One dubious approach tries to have the entire measure thrown off the ballot for alleged infractions. Soon to be put to the test in court, those behind it as well as supporters of the effort inhabit the political left which wants to see the measure fail by any means possible as it offends their ideological sensibilities; i.e. it makes expansive government for redistributive purposes more difficult by, in the main, granting income tax relief to middle-class filers and above and makes it easier to cut out favoritism in the tax code.

However, another more thoughtful tack against focuses on the amendment’s paring of tax exceptions in the Constitution. The thinking is not only would this make for a less-unwieldy document but also create greater flexibility to change out of items that may have protection today which in the future may be determined to make less sense as exceptions and then can be altered or abandoned more easily.

9.3.25

Vote affirmative on consequential LA amendments

All four, including the most consequential in decades, amendments to the Louisiana Constitution on the Mar. 29 ballot deserve voter approval. Let’s see why.

#1 – would clarify disciplining of out-of-state lawyers and creation of multi-parish specialty courts. Essentially, a loophole exists that inhibits disciplining this cohort for some matters, which the change would close. Specialty courts, existing presently in areas such as drug cases, family matters, and for veterans, are confined to the 64 parishes or 42 judicial districts. Proponents say a regional approach could help in matters such as these and for potentially new kinds of courts, such as a business court seen in the majority of states. This would have the disadvantage of adding more elected judges in a state that seats a surplus of judges, but on the whole there are more plusses than minuses. YES.

#2 – would reduce the maximum rate of income tax, double income tax deductions for residents age 65 or older, slow down a governmental growth limit, merge significant constitutional funds while moving lesser ones into statute, give parishes more severance tax dollars, provide incentive to prevent state taxpayers from subsidizing local taxpayers, move some tax breaks into statute, and prompt a salary increase for teachers while paring unfunded mandates, among other items.
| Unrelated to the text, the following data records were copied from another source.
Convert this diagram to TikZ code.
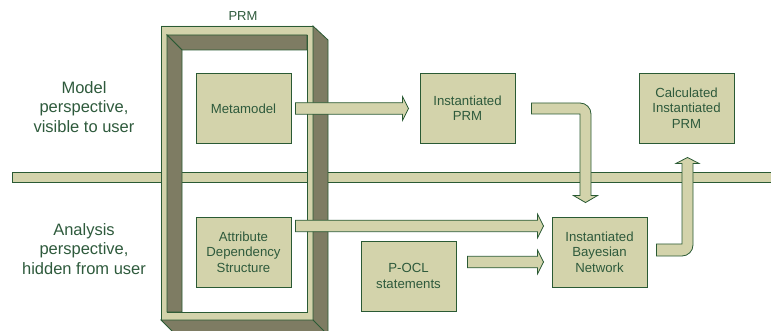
\documentclass[tikz,border=0pt]{standalone}
\usepackage{fontspec}
\setmainfont{Liberation Sans}
\usetikzlibrary{calc}
\definecolor{khaki}{HTML}{D3D3AB}
\definecolor{dgreen}{HTML}{2A5A34}
\definecolor{dside}{HTML}{7E7C63}
\definecolor{txt}{HTML}{2E5A3C}
\begin{document}
\begin{tikzpicture}[x=1pt,y=-1pt,
  box/.style={draw=dgreen, fill=khaki, line width=0.9pt, minimum width=95pt, minimum height=70pt, inner sep=0pt, align=center, text=txt, font=\fontsize{13.2}{15.5}\selectfont},
  blk/.style={draw=dgreen, fill=khaki, line width=0.8pt, line join=miter},
  side/.style={draw=dgreen, fill=dside, line width=0.8pt},
  lbl/.style={align=center, text=txt, inner sep=0pt, font=\fontsize{16.5}{19.7}\selectfont}]
\useasboundingbox (0,0) rectangle (771,331);
% side labels
\node[lbl] (lmodel) at (84,107) {Model\\perspective,\\visible to user};
\node[lbl] (lanal) at (84,249) {Analysis\\perspective,\\hidden from user};
% band and frame
\begin{scope}
\clip (0,0) rectangle (771,331);
\draw[blk] (12,172) rectangle (775,182);
\draw[blk, even odd rule] (161,26) rectangle (313,320) (167,35) rectangle (307,312);
\draw[side] (167,35) -- (307,35) -- (307,50) -- (182,50) -- cycle;
\draw[side] (167,35) -- (182,50) -- (182,312) -- (167,312) -- cycle;
\draw[side] (313,26) -- (328,40) -- (328,340) -- (313,320) -- cycle;
\draw[side] (161,320) -- (313,320) -- (330,337) -- (178,337) -- cycle;
\end{scope}
\node[text=txt, font=\fontsize{13}{15}\selectfont, inner sep=0pt] (prm) at (243,16.5) {PRM};
% boxes
\node[box] (meta) at (243.5,108.5) {Metamodel};
\node[box] (ads) at (243.5,252) {Attribute\\Dependency\\Structure};
\node[box] (iprm) at (467.5,108) {Instantiated\\PRM};
\node[box] (cprm) at (686.5,108) {Calculated\\Instantiated\\PRM};
\node[box] (bn) at (599.5,252) {Instantiated\\Bayesian\\Network};
\node[box] (pocl) at (408.5,276) {P-OCL\\statements};
% straight block arrows
\newcommand\harrow[2]{%
  \draw[blk] ($(#1)+(0,-5.75)$) -- ($(#2)+(-6,-5.75)$) -- ($(#2)+(-6,-11.75)$) -- (#2)
    -- ($(#2)+(-6,11.75)$) -- ($(#2)+(-6,5.75)$) -- ($(#1)+(0,5.75)$) -- cycle;}
\coordinate (a1s) at ($(meta.east)+(4,0)$);
\coordinate (a1x) at ($(iprm.west)+(-11,0)$);
\coordinate (a1t) at (a1x |- a1s);
\harrow{a1s}{a1t}
\coordinate (a4s) at ($(ads.east)+(4,-26)$);
\coordinate (a4x) at ($(bn.west)+(-8,0)$);
\coordinate (a4t) at (a4x |- a4s);
\harrow{a4s}{a4t}
\coordinate (a5s) at ($(pocl.east)+(11,-14)$);
\coordinate (a5t) at (a4x |- a5s);
\harrow{a5s}{a5t}
% bent arrow: Instantiated PRM -> Bayesian Network
\coordinate (a2s) at ($(iprm.east)+(16,0.5)$);
\coordinate (a2t) at ($(bn.north)+(-14,-14)$);
\coordinate (a2c) at (a2t |- a2s);
\draw[blk] ($(a2s)+(0,-5.5)$) -- ($(a2c)+(-5.5,-5.5)$)
  .. controls ($(a2c)+(0.57,-5.5)$) and ($(a2c)+(5.5,-0.57)$) .. ($(a2c)+(5.5,5.5)$)
  -- ($(a2t)+(5.5,-7)$) -- ($(a2t)+(12,-7)$) -- (a2t) -- ($(a2t)+(-12,-7)$)
  -- ($(a2t)+(-5.5,-7)$) -- ($(a2c)+(-5.5,5.5)$) -- ($(a2s)+(0,5.5)$) -- cycle;
% bent arrow: Bayesian Network -> Calculated Instantiated PRM
\coordinate (a3s) at ($(bn.east)+(9,-2)$);
\coordinate (a3t) at ($(cprm.south)+(1,14)$);
\coordinate (a3c) at (a3t |- a3s);
\draw[blk] ($(a3s)+(0,-6)$) -- ($(a3c)+(-5.5,-6)$) -- ($(a3t)+(-5.5,6)$)
  -- ($(a3t)+(-11.5,6)$) -- (a3t) -- ($(a3t)+(11.5,6)$) -- ($(a3t)+(5.5,6)$)
  -- ($(a3c)+(5.5,-5)$) .. controls ($(a3c)+(5.5,1.07)$) and ($(a3c)+(0.57,6)$) .. ($(a3c)+(-5.5,6)$)
  -- ($(a3s)+(0,6)$) -- cycle;
\end{tikzpicture}
\end{document}
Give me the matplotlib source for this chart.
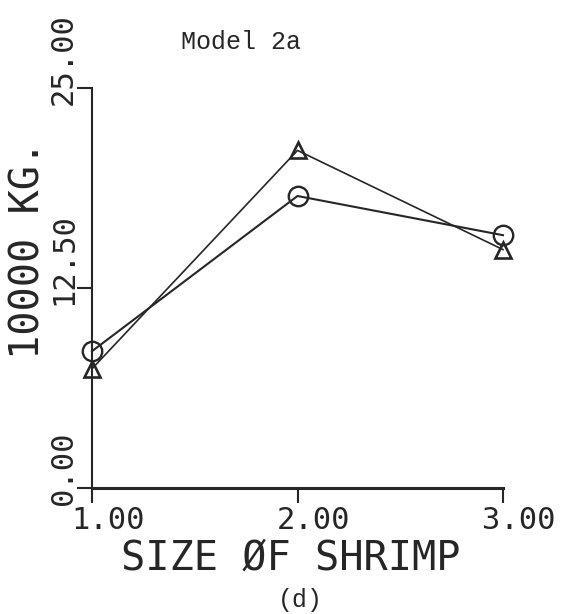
import matplotlib
matplotlib.use('Agg')
from matplotlib import pyplot as plt
from matplotlib import transforms as mtrans

# shrimp size classes and the two model series (10000 kg)
sizes    = [1.0, 2.0, 3.0]
circles  = [8.55, 18.25, 15.8]
triangle = [7.45, 21.1, 14.9]

xticks  = [1.0, 2.0, 3.0]
yticks  = [0.0, 12.5, 25.0]
xlabels = ['1.00', '2.00', '3.00']
ylabels = ['0.00', '12.50', '25.00']

ink = '#262626'
mono = 'DejaVu Sans Mono'
courier = 'Liberation Mono'

fig = plt.figure(figsize=(5.78, 6.14), dpi=100)
ax = fig.add_axes([92/578, 1 - 488/614, (503 - 92)/578, (488 - 88)/614])

ax.plot(sizes, circles, color=ink, lw=1.5, marker='o', ms=14, mfc='none',
        mec=ink, mew=1.7, clip_on=False)
ax.plot(sizes, triangle, color=ink, lw=1.2, marker='^', ms=12, mfc='none',
        mec=ink, mew=1.9, clip_on=False)

ax.set_xlim(1, 3)
ax.set_ylim(0, 25)
for s in ['top', 'right']:
    ax.spines[s].set_visible(False)
ax.spines['left'].set_linewidth(1.5)
ax.spines['bottom'].set_linewidth(2.2)
ax.spines['left'].set_color(ink)
ax.spines['bottom'].set_color(ink)

ax.set_xticks(xticks)
ax.set_yticks(yticks)
ax.set_xticklabels([])
ax.set_yticklabels([])
ax.tick_params(direction='out', length=11, width=1.5, color=ink)

# tick labels, placed like the plotter did
for x, lab in zip(xticks, xlabels):
    tr = ax.get_xaxis_transform() + mtrans.ScaledTranslation(16/100, -18/100, fig.dpi_scale_trans)
    ax.text(x, 0, lab, transform=tr, ha='center', va='top', fontsize=22,
            family=mono, color=ink)
for y, lab in zip(yticks, ylabels):
    tr = ax.get_yaxis_transform() + mtrans.ScaledTranslation(-14/100, -17/100, fig.dpi_scale_trans)
    ax.text(0, y, lab, transform=tr, rotation=90, rotation_mode='anchor',
            ha='left', va='bottom', fontsize=22, family=mono, color=ink)

fig.text(291/578, 1 - 570/614, 'SIZE ØF SHRIMP', ha='center', va='baseline',
         fontsize=29, family=mono, color=ink)
fig.text(29/578, 1 - 250/614, '10000 KG.', ha='center', va='center',
         rotation=90, fontsize=29, family=mono, color=ink)
fig.text(241/578, 1 - 42/614, 'Model 2a', ha='center', va='center',
         fontsize=18, family=courier, color=ink)
fig.text(300/578, 1 - 600/614, '(d)', ha='center', va='center',
         fontsize=18, family=courier, color=ink)

fig.savefig('out.png', dpi=100)
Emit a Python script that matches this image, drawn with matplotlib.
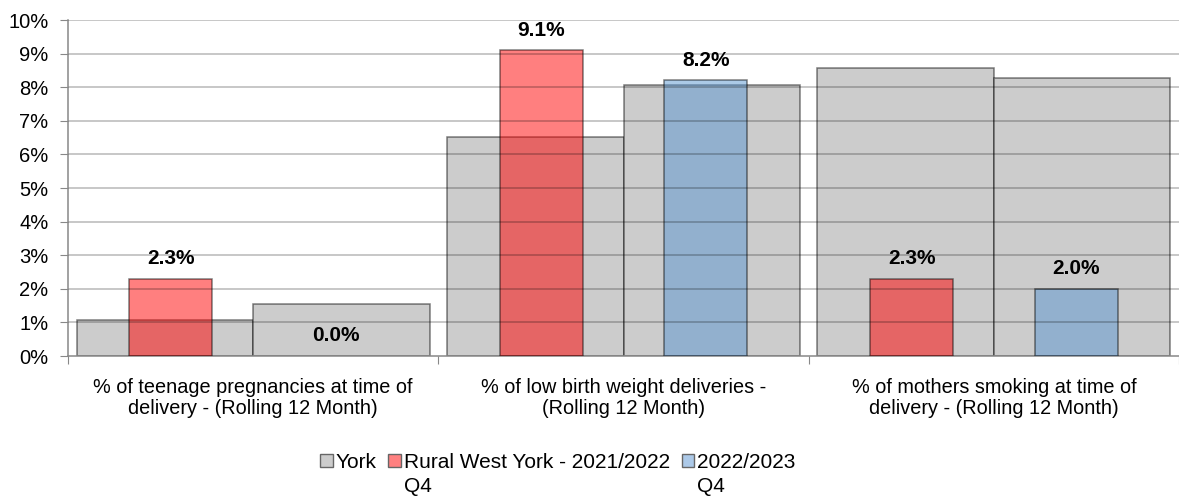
import numpy as np
import matplotlib
matplotlib.use("Agg")
import matplotlib.pyplot as plt
from matplotlib.ticker import FuncFormatter, FixedLocator
from matplotlib.patches import Patch

plt.rcParams['font.family'] = ['Liberation Sans', 'DejaVu Sans']

# Data (percent)
categories = ["% of teenage pregnancies at time of\ndelivery - (Rolling 12 Month)",
              "% of low birth weight deliveries -\n(Rolling 12 Month)",
              "% of mothers smoking at time of\ndelivery - (Rolling 12 Month)"]
york_2122 = [1.07, 6.53, 8.58]
york_2223 = [1.56, 8.07, 8.27]
rural_2122 = [2.3, 9.1, 2.3]
rural_2223 = [0.0, 8.2, 2.0]
legend_labels = ["York", "Rural West York - 2021/2022", "2022/2023"]
legend_suffix = ["", "Q4", "Q4"]

W, H = 1179, 497
fig = plt.figure(figsize=(W / 100, H / 100), dpi=100)
ax = fig.add_axes([68 / W, (H - 356) / H, (W - 68) / W, (356 - 20) / H])

x = np.arange(len(categories)) + 0.5
grey_w = 0.477
grey_off = 0.2385
col_w = 0.224
col_off = 0.222
edge = (0, 0, 0, 0.5)

ax.bar(x - grey_off, york_2122, width=grey_w, color='#cccccc', edgecolor=edge, linewidth=1.1, zorder=2)
ax.bar(x + grey_off, york_2223, width=grey_w, color='#cccccc', edgecolor=edge, linewidth=1.1, zorder=2)
ax.bar(x - col_off, rural_2122, width=col_w, color=(1, 0, 0, 0.5), edgecolor=edge, linewidth=1.1, zorder=3)
ax.bar(x + col_off, rural_2223, width=col_w, color=(0.35, 0.59, 0.82, 0.5), edgecolor=edge,
       linewidth=[1.1 if v > 0 else 0 for v in rural_2223], zorder=3)

for xs, vals in [(x - col_off, rural_2122), (x + col_off, rural_2223)]:
    for xi, v in zip(xs, vals):
        ax.annotate('%.1f%%' % v, (xi, v), xytext=(0, 14.5), textcoords='offset points',
                    ha='center', va='center', fontsize=15, fontweight='bold', zorder=5)

# gridlines drawn over the bars
for yv in range(1, 11):
    ax.axhline(yv, color=(0, 0, 0, 0.28), linewidth=1.1, zorder=4)

ax.set_xlim(0, 3)
ax.set_ylim(0, 10)
ax.set_yticks(np.arange(0, 11, 1))
ax.yaxis.set_major_formatter(FuncFormatter(lambda v, p: '%d%%' % v))
ax.xaxis.set_major_locator(FixedLocator([0, 1, 2, 3]))
ax.xaxis.set_minor_locator(FixedLocator(x))
ax.xaxis.set_major_formatter(FuncFormatter(lambda v, p: ''))
ax.set_xticklabels(categories, minor=True, linespacing=1.14)
ax.tick_params(axis='x', which='minor', length=0, pad=16, labelsize=14.3)
ax.tick_params(axis='x', which='major', length=6, color='#888888', direction='out')
ax.tick_params(axis='y', length=6, color='#888888', labelsize=14.5, pad=8)
for s in ['top', 'right']:
    ax.spines[s].set_visible(False)
for s in ['left', 'bottom']:
    ax.spines[s].set_color('#888888')
    ax.spines[s].set_linewidth(1.1)
ax.spines['left'].set_zorder(6)

# legend
handles = [Patch(facecolor='#cccccc', edgecolor='#666666'),
           Patch(facecolor='#ff8080', edgecolor='#666666'),
           Patch(facecolor='#acc9e8', edgecolor='#666666')]
leg = fig.legend(handles, legend_labels, loc='center', bbox_to_anchor=(558 / W, (H - 462) / H),
                 ncol=3, frameon=False, fontsize=15, handlelength=0.6, handleheight=0.6,
                 handletextpad=0.15, columnspacing=0.55, borderpad=0)
fig.canvas.draw()
r = fig.canvas.get_renderer()
for t, suf in zip(leg.get_texts(), legend_suffix):
    if suf:
        bb = t.get_window_extent(r)
        fig.text(bb.x0 / W, (H - 486) / H, suf, fontsize=15, ha='left', va='center')

fig.savefig('out.png', dpi=100)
Lengthy and complex, it serves as the linchpin to fiscal reforms enacted by the Legislature last year.

6.3.25

Bin unserious proposed NIL tax break bill

A bill contemplated by Republican state Rep. Dixon McMakin makes no fiscal sense and only subverts the purpose of higher education in Louisiana.

The bill in concept would exempt from state income tax earnings that college students receive from Name, Image, and Likeness deals in athletics. Individuals may negotiate these or another organization, such as a school, may do so on behalf of all its eligible students.

Dollar figures for these are generally not public, and they can be substantial. Publicized have been deals by Louisiana State University gymnast Livvy Dunne who, despite modest athletic credentials, has one of the most lucrative set of NIL deals due to her superior marketing skills, estimated in the neighborhood of at least $4 million annually. Regardless, given the state’s income tax rates, such an exemption may not even cost the state eight figures annually.